No se puede transcribir mejor la
realidad, hasta el punto de convertir el caduco papel de un periódico, en un
ring desde el que hacer guantes con las vidas de todos estos malditos que
profesaron el desafío a la existencia como pócima estimulante para generar su
capacidad de traducir el mundo desde una pluma, una cámara, una voz... en
definitiva, desde el talento que les acompañó y al que condenaron su vida.
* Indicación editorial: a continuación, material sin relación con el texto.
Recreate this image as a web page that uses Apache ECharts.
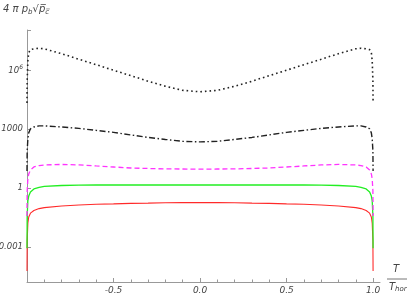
<!DOCTYPE html>
<html>
<head>
<meta charset="utf-8">
<script src="https://cdn.jsdelivr.net/npm/echarts@6/dist/echarts.min.js"></script>
<style>html,body{margin:0;padding:0;background:#fff}#c{width:407px;height:297px}</style>
</head>
<body>
<div id="c"></div>
<script>
// T / T_hor sample positions
var xs = [-1, -0.999, -0.995, -0.99, -0.98, -0.96, -0.93, -0.9, -0.8, -0.7, -0.6, -0.5, -0.4, -0.3, -0.2, -0.1, 0,
          0.1, 0.2, 0.3, 0.4, 0.5, 0.6, 0.7, 0.8, 0.9, 0.93, 0.96, 0.98, 0.99, 0.995, 0.999, 1];

var redVals = [5.8e-5, 2e-3, 0.016, 0.033, 0.052, 0.071, 0.089, 0.1, 0.12, 0.135, 0.147, 0.155, 0.165, 0.17, 0.178, 0.18, 0.18,
               0.18, 0.178, 0.17, 0.165, 0.155, 0.147, 0.135, 0.12, 0.1, 0.089, 0.071, 0.052, 0.033, 0.016, 2e-3, 5.8e-5];

var greenVals = [8.5e-4, 0.037, 0.22, 0.39, 0.63, 0.89, 1.07, 1.2, 1.34, 1.4, 1.42, 1.42, 1.42, 1.42, 1.42, 1.42, 1.42,
                 1.42, 1.42, 1.42, 1.42, 1.42, 1.42, 1.4, 1.34, 1.2, 1.07, 0.89, 0.63, 0.39, 0.22, 0.037, 8.5e-4];

var magentaVals = [0.037, 0.7, 2.9, 5.2, 8.3, 11.8, 14, 15, 15.9, 15, 13.3, 11.8, 10.5, 9.9, 9.4, 9.3, 9.2,
                   9.3, 9.4, 9.9, 10.5, 11.8, 13.3, 15, 15.9, 15, 14, 11.8, 8.3, 5.2, 2.9, 0.7, 0.037];

var dotDashVals = [7.4, 78, 320, 650, 1050, 1300, 1480, 1480, 1300, 1100, 870, 690, 510, 380, 300, 240, 225,
                   240, 300, 380, 510, 690, 870, 1100, 1300, 1480, 1480, 1300, 1050, 650, 320, 78, 7.4];

var dottedVals = [2.2e4, 3e5, 3.1e6, 8e6, 1.15e7, 1.26e7, 1.35e7, 1.26e7, 7.1e6, 3.7e6, 1.95e6, 1.02e6, 5.4e5, 2.8e5, 1.55e5, 9.6e4, 8.1e4,
                  9.6e4, 1.55e5, 2.8e5, 5.4e5, 1.02e6, 1.95e6, 3.7e6, 7.1e6, 1.26e7, 1.35e7, 1.26e7, 1.15e7, 8e6, 3.1e6, 3e5, 2.2e4];

var xMajorTicks = [-0.5, 0, 0.5, 1];
var xMinorTicks = [-0.9, -0.8, -0.7, -0.6, -0.4, -0.3, -0.2, -0.1, 0.1, 0.2, 0.3, 0.4, 0.6, 0.7, 0.8, 0.9];

function pairs(vals) { return xs.map(function (x, i) { return [x, vals[i]]; }); }

var chart = echarts.init(document.getElementById('c'), null, { renderer: 'canvas' });
var axisColor = '#999';
var labelColor = '#444';
var fontFam = 'DejaVu Sans';

function mkSeries(name, vals, color, type, width) {
  return {
    name: name, type: 'line', data: pairs(vals), showSymbol: false, symbol: 'none',
    smooth: false, animation: false,
    lineStyle: { color: color, width: width, type: type, cap: 'butt' }
  };
}

chart.setOption({
  animation: false,
  backgroundColor: '#fff',
  grid: { left: 27, right: 27, top: 30, bottom: 15, containLabel: false, outerBoundsMode: 'none' },
  xAxis: [{
    type: 'value', min: -1, max: 1.04, position: 'bottom',
    axisLine: { onZero: false, lineStyle: { color: axisColor, width: 1 } },
    axisTick: { show: true, inside: true, length: 4, customValues: xMajorTicks, lineStyle: { color: axisColor } },
    minorTick: { show: false },
    splitLine: { show: false },
    axisLabel: {
      customValues: xMajorTicks, margin: 4, fontSize: 9, fontStyle: 'italic', color: labelColor, fontFamily: fontFam,
      formatter: function (v) { return Number(v).toFixed(1); }
    }
  }, {
    type: 'value', min: -1, max: 1.04, position: 'bottom',
    axisLine: { show: false, onZero: false },
    axisTick: { show: true, inside: true, length: 2.5, customValues: xMinorTicks, lineStyle: { color: axisColor } },
    axisLabel: { show: false },
    splitLine: { show: false }
  }],
  yAxis: {
    type: 'log', logBase: 1000, min: 1.6e-5, max: 1.15e8, position: 'left',
    axisLine: { show: true, onZero: false, lineStyle: { color: axisColor, width: 1 } },
    axisTick: { show: true, inside: true, length: 4, lineStyle: { color: axisColor } },
    splitLine: { show: false },
    minorTick: { show: false },
    axisLabel: {
      margin: 4, fontSize: 8.5, fontStyle: 'italic', color: labelColor, fontFamily: fontFam,
      formatter: function (v) {
        var e = Math.round(Math.log10(v));
        if (e === 6) return '10{sup|6}';
        if (e === 3) return '1000';
        if (e === 0) return '1';
        if (e === -3) return '0.001';
        return '';
      },
      rich: { sup: { fontSize: 6, fontStyle: 'italic', color: labelColor, verticalAlign: 'top', padding: [0, 0, 6, 0], fontFamily: fontFam } }
    }
  },
  graphic: [
    {
      type: 'text', left: 3, top: 4,
      style: {
        text: '{a|4 π p}{s|b}{a|√}{o|p̅}{so|c̅ }',
        rich: {
          a: { fontSize: 10, fontStyle: 'italic', fill: labelColor, fontFamily: fontFam },
          o: { fontSize: 10, fontStyle: 'italic', fill: labelColor, fontFamily: fontFam },
          s: { fontSize: 7, fontStyle: 'italic', fill: labelColor, fontFamily: fontFam, padding: [6, 0, 0, 0] },
          so: { fontSize: 7, fontStyle: 'italic', fill: labelColor, fontFamily: fontFam, padding: [6, 0, 0, 0] }
        }
      }
    },
    {
      type: 'text', left: 393, top: 264,
      style: { text: 'T', font: 'italic 10px DejaVu Sans', fill: labelColor }
    },
    {
      type: 'line', shape: { x1: 387, y1: 279, x2: 407, y2: 279 },
      style: { stroke: '#777', lineWidth: 1 }
    },
    {
      type: 'text', left: 389, top: 282,
      style: {
        text: '{a|T}{s|hor}',
        rich: {
          a: { fontSize: 10, fontStyle: 'italic', fill: labelColor, fontFamily: fontFam },
          s: { fontSize: 7, fontStyle: 'italic', fill: labelColor, fontFamily: fontFam, padding: [5, 0, 0, 0] }
        }
      }
    }
  ],
  series: [
    mkSeries('red', redVals, '#ff2a2a', 'solid', 1.1),
    mkSeries('green', greenVals, '#22ee22', 'solid', 1.3),
    mkSeries('magenta', magentaVals, '#ff33ff', [5, 3], 1.3),
    mkSeries('dotdash', dotDashVals, '#222', [6, 2.5, 1.5, 2.5], 1.4),
    mkSeries('dotted', dottedVals, '#222', [1.6, 3], 1.6)
  ]
});
</script>
</body>
</html>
Todos estos santos ateos han encontrado
aquí su santoral. La hagiografía didáctica de lo sucedido, revestida de un
talento literario incapaz de contenerse en las páginas sin costuras del diario,
ajenas a las tapas que delimitan una rayuela que Círculo de Tiza dibuja ante
nosotros para que saltemos de una vida a otra, de un personaje a otro, de un
santo a otro. Periodismo hecho literatura o literatura hecha periodismo, un
fino alambre desde el que el equilibrista intenta sortear el vacío, ese mismo
abismo al que muchos de estos santos se vieron abocados a la espera de una
resurrección hecha ahora papel, hecha ya libro.